◆ Exercise goal: Determine the number of lines containing the word "matplotlib", and state that figure alone.

◆ Supplied material:
"""
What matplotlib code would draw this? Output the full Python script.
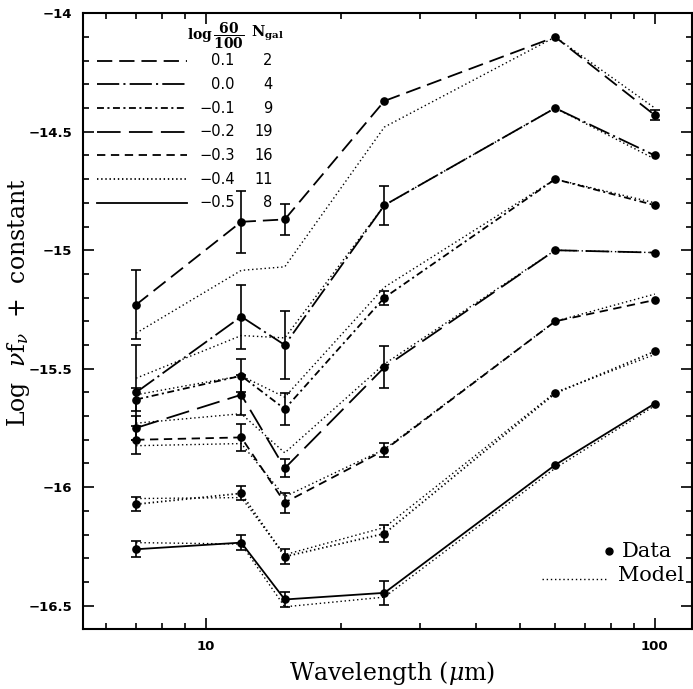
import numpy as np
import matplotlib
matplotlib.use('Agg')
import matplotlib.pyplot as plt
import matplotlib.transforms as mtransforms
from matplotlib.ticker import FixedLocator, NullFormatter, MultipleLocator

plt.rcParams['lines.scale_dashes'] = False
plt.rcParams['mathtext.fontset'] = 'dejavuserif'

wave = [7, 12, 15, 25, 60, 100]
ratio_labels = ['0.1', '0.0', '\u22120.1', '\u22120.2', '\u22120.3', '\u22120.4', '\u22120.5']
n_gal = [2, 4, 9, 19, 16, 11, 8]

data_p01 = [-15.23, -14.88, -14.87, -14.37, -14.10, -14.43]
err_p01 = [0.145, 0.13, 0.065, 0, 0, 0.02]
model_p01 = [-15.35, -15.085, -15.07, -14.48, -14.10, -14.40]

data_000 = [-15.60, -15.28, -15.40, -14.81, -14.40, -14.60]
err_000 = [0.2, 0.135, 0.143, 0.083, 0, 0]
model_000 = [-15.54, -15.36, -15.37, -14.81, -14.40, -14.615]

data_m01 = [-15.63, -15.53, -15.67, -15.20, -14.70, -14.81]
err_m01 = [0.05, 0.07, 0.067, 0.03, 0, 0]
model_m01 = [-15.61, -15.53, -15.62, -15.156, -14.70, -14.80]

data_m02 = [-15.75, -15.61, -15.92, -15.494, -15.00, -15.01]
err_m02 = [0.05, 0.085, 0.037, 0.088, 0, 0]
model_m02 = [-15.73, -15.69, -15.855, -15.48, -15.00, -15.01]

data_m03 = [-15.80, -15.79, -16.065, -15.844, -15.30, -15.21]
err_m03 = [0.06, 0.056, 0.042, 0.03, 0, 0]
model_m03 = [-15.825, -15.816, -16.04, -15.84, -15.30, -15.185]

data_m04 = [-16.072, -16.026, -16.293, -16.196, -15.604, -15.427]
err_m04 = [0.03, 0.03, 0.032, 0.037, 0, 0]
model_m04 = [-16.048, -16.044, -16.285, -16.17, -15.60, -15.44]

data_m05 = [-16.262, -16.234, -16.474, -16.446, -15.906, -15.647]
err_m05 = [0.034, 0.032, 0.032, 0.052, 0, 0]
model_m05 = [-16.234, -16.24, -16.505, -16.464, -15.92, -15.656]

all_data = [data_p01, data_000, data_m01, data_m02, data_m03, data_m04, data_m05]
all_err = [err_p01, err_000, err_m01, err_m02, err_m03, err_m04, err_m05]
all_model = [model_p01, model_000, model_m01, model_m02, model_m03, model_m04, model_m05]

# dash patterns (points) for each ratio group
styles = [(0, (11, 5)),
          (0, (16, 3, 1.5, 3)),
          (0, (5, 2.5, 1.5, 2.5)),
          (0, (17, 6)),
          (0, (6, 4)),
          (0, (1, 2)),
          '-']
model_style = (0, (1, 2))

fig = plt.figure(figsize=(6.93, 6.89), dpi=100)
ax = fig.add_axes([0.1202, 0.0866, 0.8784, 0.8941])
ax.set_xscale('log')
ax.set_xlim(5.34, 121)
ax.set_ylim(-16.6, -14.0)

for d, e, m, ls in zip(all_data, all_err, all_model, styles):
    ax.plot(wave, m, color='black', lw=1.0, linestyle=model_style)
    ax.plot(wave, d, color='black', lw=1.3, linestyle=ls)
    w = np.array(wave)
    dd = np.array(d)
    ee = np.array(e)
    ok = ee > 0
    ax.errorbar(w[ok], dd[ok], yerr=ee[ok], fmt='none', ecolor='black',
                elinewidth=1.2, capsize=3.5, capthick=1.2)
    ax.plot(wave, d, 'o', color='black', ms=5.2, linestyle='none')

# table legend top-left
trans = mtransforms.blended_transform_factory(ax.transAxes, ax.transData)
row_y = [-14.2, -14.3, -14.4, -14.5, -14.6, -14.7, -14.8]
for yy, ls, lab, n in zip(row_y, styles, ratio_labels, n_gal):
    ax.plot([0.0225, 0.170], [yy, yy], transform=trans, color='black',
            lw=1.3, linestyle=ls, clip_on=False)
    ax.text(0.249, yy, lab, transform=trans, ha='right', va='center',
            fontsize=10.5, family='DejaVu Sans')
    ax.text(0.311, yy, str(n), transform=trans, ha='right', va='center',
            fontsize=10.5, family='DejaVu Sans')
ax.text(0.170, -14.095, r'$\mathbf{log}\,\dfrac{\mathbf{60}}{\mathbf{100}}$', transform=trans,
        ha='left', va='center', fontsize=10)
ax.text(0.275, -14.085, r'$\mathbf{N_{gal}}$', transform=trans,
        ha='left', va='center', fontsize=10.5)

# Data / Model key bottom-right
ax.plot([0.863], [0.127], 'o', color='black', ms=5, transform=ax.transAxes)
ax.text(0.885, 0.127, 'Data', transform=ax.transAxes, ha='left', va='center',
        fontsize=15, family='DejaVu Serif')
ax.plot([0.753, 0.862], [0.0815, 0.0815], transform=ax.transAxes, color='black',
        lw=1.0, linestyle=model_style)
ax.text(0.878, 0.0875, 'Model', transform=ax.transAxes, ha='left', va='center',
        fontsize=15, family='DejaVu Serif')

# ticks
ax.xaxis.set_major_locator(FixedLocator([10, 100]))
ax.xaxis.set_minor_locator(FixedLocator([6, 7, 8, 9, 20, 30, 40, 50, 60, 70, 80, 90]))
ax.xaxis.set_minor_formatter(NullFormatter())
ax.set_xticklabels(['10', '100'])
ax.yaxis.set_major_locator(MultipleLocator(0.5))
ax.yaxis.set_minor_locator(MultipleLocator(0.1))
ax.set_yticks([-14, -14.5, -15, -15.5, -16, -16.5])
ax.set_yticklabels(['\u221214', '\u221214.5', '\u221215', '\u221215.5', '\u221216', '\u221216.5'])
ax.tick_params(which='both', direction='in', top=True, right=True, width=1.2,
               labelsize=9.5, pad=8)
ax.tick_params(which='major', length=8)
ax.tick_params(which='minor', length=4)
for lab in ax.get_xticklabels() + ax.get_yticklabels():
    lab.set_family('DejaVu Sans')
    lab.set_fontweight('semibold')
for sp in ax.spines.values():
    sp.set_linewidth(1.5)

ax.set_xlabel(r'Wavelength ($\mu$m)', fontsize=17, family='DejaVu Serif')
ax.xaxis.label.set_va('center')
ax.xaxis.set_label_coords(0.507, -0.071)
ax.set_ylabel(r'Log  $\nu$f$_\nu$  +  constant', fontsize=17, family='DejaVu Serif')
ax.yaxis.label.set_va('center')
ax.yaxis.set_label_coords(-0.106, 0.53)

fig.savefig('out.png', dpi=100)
"""
◆ Result for this exercise: 6